_REQUIREMENTS_
Retype all material exactly. Pictures stay out of the copy.

_DATA SEGMENT_

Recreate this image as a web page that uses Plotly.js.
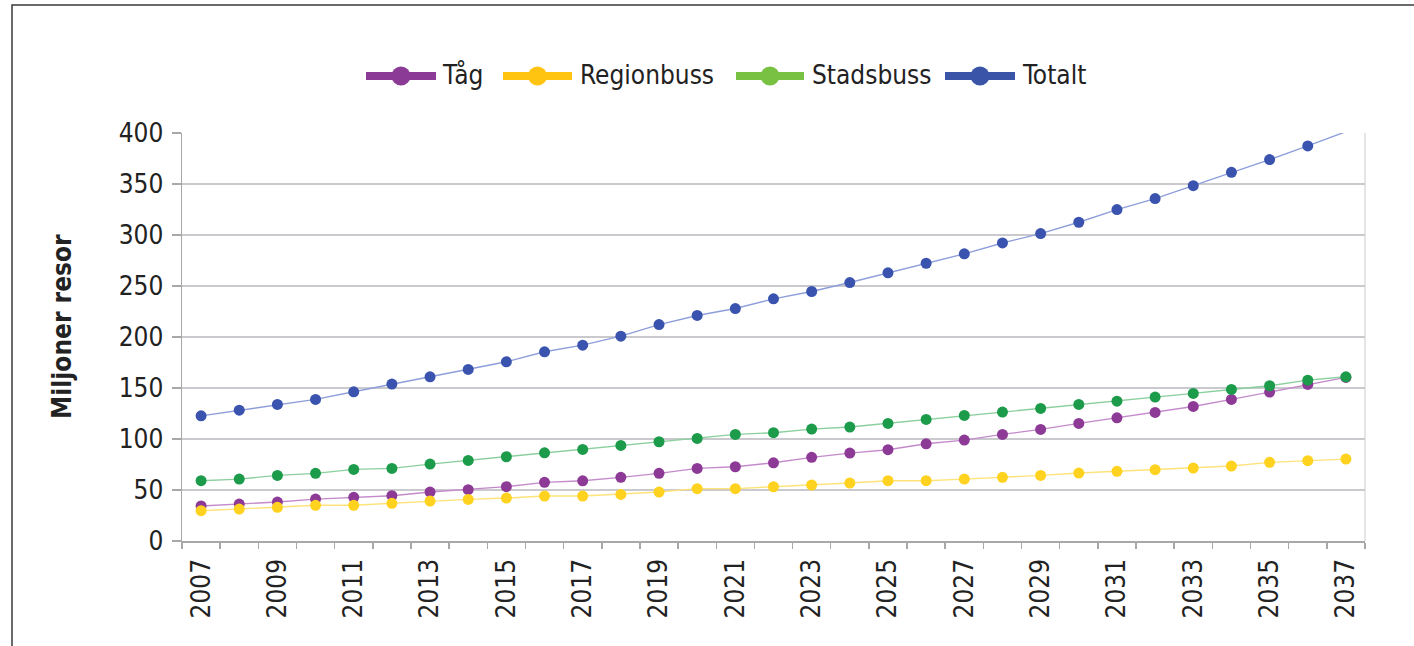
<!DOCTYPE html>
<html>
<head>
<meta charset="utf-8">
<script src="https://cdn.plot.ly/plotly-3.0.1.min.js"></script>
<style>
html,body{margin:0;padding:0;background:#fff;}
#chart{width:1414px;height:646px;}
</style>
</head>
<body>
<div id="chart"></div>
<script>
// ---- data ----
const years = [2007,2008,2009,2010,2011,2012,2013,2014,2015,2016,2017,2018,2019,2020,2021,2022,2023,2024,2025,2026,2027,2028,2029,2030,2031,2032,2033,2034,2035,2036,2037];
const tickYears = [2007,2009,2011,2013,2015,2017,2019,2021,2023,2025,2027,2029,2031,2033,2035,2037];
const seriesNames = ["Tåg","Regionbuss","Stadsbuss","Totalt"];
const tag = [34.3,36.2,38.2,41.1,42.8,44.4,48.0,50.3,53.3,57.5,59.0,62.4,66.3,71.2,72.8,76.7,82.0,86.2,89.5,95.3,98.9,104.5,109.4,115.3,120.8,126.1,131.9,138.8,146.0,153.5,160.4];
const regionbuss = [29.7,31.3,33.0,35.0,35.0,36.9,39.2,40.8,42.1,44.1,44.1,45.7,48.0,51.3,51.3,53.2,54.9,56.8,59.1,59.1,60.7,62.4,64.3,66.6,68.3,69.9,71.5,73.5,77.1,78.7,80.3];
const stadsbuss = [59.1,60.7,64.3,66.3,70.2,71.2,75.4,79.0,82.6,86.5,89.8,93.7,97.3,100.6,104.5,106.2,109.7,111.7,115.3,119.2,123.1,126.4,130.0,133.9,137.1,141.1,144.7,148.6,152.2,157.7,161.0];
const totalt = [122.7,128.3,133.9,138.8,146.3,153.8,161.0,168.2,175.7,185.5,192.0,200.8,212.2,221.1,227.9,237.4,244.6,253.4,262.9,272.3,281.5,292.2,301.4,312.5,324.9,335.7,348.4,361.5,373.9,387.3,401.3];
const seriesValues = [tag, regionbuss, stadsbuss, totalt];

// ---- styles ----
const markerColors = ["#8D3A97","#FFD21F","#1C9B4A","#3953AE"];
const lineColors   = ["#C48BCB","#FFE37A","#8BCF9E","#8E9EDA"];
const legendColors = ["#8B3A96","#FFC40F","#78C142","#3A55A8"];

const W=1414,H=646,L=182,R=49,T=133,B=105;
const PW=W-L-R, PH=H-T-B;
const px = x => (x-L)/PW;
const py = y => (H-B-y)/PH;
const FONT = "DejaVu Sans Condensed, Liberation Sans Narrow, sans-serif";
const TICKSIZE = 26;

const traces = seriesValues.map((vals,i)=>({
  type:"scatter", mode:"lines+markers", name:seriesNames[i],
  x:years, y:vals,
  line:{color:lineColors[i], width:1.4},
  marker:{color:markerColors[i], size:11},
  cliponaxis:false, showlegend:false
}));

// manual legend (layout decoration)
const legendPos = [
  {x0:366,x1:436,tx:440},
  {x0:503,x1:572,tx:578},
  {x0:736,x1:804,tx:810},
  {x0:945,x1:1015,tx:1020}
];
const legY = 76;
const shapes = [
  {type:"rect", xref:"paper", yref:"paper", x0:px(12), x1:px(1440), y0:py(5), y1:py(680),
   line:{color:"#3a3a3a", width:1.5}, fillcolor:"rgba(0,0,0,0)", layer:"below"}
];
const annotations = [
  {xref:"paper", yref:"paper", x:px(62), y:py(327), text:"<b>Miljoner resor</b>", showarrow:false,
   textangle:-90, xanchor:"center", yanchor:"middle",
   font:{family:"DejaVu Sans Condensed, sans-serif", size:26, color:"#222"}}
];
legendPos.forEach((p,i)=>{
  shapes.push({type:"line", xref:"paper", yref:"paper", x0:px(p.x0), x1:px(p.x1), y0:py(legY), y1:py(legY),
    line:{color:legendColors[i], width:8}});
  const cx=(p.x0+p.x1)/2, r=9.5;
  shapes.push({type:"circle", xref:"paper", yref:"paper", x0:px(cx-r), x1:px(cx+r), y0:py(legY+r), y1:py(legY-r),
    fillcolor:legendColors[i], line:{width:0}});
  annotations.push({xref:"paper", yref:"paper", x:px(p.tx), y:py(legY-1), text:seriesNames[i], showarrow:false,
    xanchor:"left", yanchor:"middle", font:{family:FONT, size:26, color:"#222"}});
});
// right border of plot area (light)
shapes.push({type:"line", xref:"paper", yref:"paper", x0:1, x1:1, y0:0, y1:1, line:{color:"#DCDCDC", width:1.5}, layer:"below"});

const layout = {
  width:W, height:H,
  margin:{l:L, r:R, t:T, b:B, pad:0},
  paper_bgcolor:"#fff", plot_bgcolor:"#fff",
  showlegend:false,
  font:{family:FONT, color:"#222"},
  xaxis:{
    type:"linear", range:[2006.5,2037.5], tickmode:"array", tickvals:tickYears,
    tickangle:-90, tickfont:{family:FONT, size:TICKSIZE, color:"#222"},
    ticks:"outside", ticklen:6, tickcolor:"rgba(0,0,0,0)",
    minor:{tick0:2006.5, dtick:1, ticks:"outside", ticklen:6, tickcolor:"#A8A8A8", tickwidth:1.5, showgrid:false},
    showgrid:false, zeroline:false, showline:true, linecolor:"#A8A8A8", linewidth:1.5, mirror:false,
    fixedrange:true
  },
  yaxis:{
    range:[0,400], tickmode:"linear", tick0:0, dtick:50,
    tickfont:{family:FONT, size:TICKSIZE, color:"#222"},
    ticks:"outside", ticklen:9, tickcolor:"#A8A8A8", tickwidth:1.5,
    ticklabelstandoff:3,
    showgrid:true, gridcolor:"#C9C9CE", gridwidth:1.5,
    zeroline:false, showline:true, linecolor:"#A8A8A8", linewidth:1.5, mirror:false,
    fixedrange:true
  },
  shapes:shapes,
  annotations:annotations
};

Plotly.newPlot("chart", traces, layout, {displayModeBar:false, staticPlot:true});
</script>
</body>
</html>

_TASK RESULT_
Recreate this image as a web page that uses Plotly.js.
<!DOCTYPE html>
<html>
<head>
<meta charset="utf-8">
<script src="https://cdn.plot.ly/plotly-3.0.1.min.js"></script>
<style>
html,body{margin:0;padding:0;background:#fff;}
#chart{width:1414px;height:646px;}
</style>
</head>
<body>
<div id="chart"></div>
<script>
// ---- data ----
const years = [2007,2008,2009,2010,2011,2012,2013,2014,2015,2016,2017,2018,2019,2020,2021,2022,2023,2024,2025,2026,2027,2028,2029,2030,2031,2032,2033,2034,2035,2036,2037];
const tickYears = [2007,2009,2011,2013,2015,2017,2019,2021,2023,2025,2027,2029,2031,2033,2035,2037];
const seriesNames = ["Tåg","Regionbuss","Stadsbuss","Totalt"];
const tag = [34.3,36.2,38.2,41.1,42.8,44.4,48.0,50.3,53.3,57.5,59.0,62.4,66.3,71.2,72.8,76.7,82.0,86.2,89.5,95.3,98.9,104.5,109.4,115.3,120.8,126.1,131.9,138.8,146.0,153.5,160.4];
const regionbuss = [29.7,31.3,33.0,35.0,35.0,36.9,39.2,40.8,42.1,44.1,44.1,45.7,48.0,51.3,51.3,53.2,54.9,56.8,59.1,59.1,60.7,62.4,64.3,66.6,68.3,69.9,71.5,73.5,77.1,78.7,80.3];
const stadsbuss = [59.1,60.7,64.3,66.3,70.2,71.2,75.4,79.0,82.6,86.5,89.8,93.7,97.3,100.6,104.5,106.2,109.7,111.7,115.3,119.2,123.1,126.4,130.0,133.9,137.1,141.1,144.7,148.6,152.2,157.7,161.0];
const totalt = [122.7,128.3,133.9,138.8,146.3,153.8,161.0,168.2,175.7,185.5,192.0,200.8,212.2,221.1,227.9,237.4,244.6,253.4,262.9,272.3,281.5,292.2,301.4,312.5,324.9,335.7,348.4,361.5,373.9,387.3,401.3];
const seriesValues = [tag, regionbuss, stadsbuss, totalt];

// ---- styles ----
const markerColors = ["#8D3A97","#FFD21F","#1C9B4A","#3953AE"];
const lineColors   = ["#C48BCB","#FFE37A","#8BCF9E","#8E9EDA"];
const legendColors = ["#8B3A96","#FFC40F","#78C142","#3A55A8"];

const W=1414,H=646,L=182,R=49,T=133,B=105;
const PW=W-L-R, PH=H-T-B;
const px = x => (x-L)/PW;
const py = y => (H-B-y)/PH;
const FONT = "DejaVu Sans Condensed, Liberation Sans Narrow, sans-serif";
const TICKSIZE = 26;

const traces = seriesValues.map((vals,i)=>({
  type:"scatter", mode:"lines+markers", name:seriesNames[i],
  x:years, y:vals,
  line:{color:lineColors[i], width:1.4},
  marker:{color:markerColors[i], size:11},
  cliponaxis:false, showlegend:false
}));

// manual legend (layout decoration)
const legendPos = [
  {x0:366,x1:436,tx:440},
  {x0:503,x1:572,tx:578},
  {x0:736,x1:804,tx:810},
  {x0:945,x1:1015,tx:1020}
];
const legY = 76;
const shapes = [
  {type:"rect", xref:"paper", yref:"paper", x0:px(12), x1:px(1440), y0:py(5), y1:py(680),
   line:{color:"#3a3a3a", width:1.5}, fillcolor:"rgba(0,0,0,0)", layer:"below"}
];
const annotations = [
  {xref:"paper", yref:"paper", x:px(62), y:py(327), text:"<b>Miljoner resor</b>", showarrow:false,
   textangle:-90, xanchor:"center", yanchor:"middle",
   font:{family:"DejaVu Sans Condensed, sans-serif", size:26, color:"#222"}}
];
legendPos.forEach((p,i)=>{
  shapes.push({type:"line", xref:"paper", yref:"paper", x0:px(p.x0), x1:px(p.x1), y0:py(legY), y1:py(legY),
    line:{color:legendColors[i], width:8}});
  const cx=(p.x0+p.x1)/2, r=9.5;
  shapes.push({type:"circle", xref:"paper", yref:"paper", x0:px(cx-r), x1:px(cx+r), y0:py(legY+r), y1:py(legY-r),
    fillcolor:legendColors[i], line:{width:0}});
  annotations.push({xref:"paper", yref:"paper", x:px(p.tx), y:py(legY-1), text:seriesNames[i], showarrow:false,
    xanchor:"left", yanchor:"middle", font:{family:FONT, size:26, color:"#222"}});
});
// right border of plot area (light)
shapes.push({type:"line", xref:"paper", yref:"paper", x0:1, x1:1, y0:0, y1:1, line:{color:"#DCDCDC", width:1.5}, layer:"below"});

const layout = {
  width:W, height:H,
  margin:{l:L, r:R, t:T, b:B, pad:0},
  paper_bgcolor:"#fff", plot_bgcolor:"#fff",
  showlegend:false,
  font:{family:FONT, color:"#222"},
  xaxis:{
    type:"linear", range:[2006.5,2037.5], tickmode:"array", tickvals:tickYears,
    tickangle:-90, tickfont:{family:FONT, size:TICKSIZE, color:"#222"},
    ticks:"outside", ticklen:6, tickcolor:"rgba(0,0,0,0)",
    minor:{tick0:2006.5, dtick:1, ticks:"outside", ticklen:6, tickcolor:"#A8A8A8", tickwidth:1.5, showgrid:false},
    showgrid:false, zeroline:false, showline:true, linecolor:"#A8A8A8", linewidth:1.5, mirror:false,
    fixedrange:true
  },
  yaxis:{
    range:[0,400], tickmode:"linear", tick0:0, dtick:50,
    tickfont:{family:FONT, size:TICKSIZE, color:"#222"},
    ticks:"outside", ticklen:9, tickcolor:"#A8A8A8", tickwidth:1.5,
    ticklabelstandoff:3,
    showgrid:true, gridcolor:"#C9C9CE", gridwidth:1.5,
    zeroline:false, showline:true, linecolor:"#A8A8A8", linewidth:1.5, mirror:false,
    fixedrange:true
  },
  shapes:shapes,
  annotations:annotations
};

Plotly.newPlot("chart", traces, layout, {displayModeBar:false, staticPlot:true});
</script>
</body>
</html>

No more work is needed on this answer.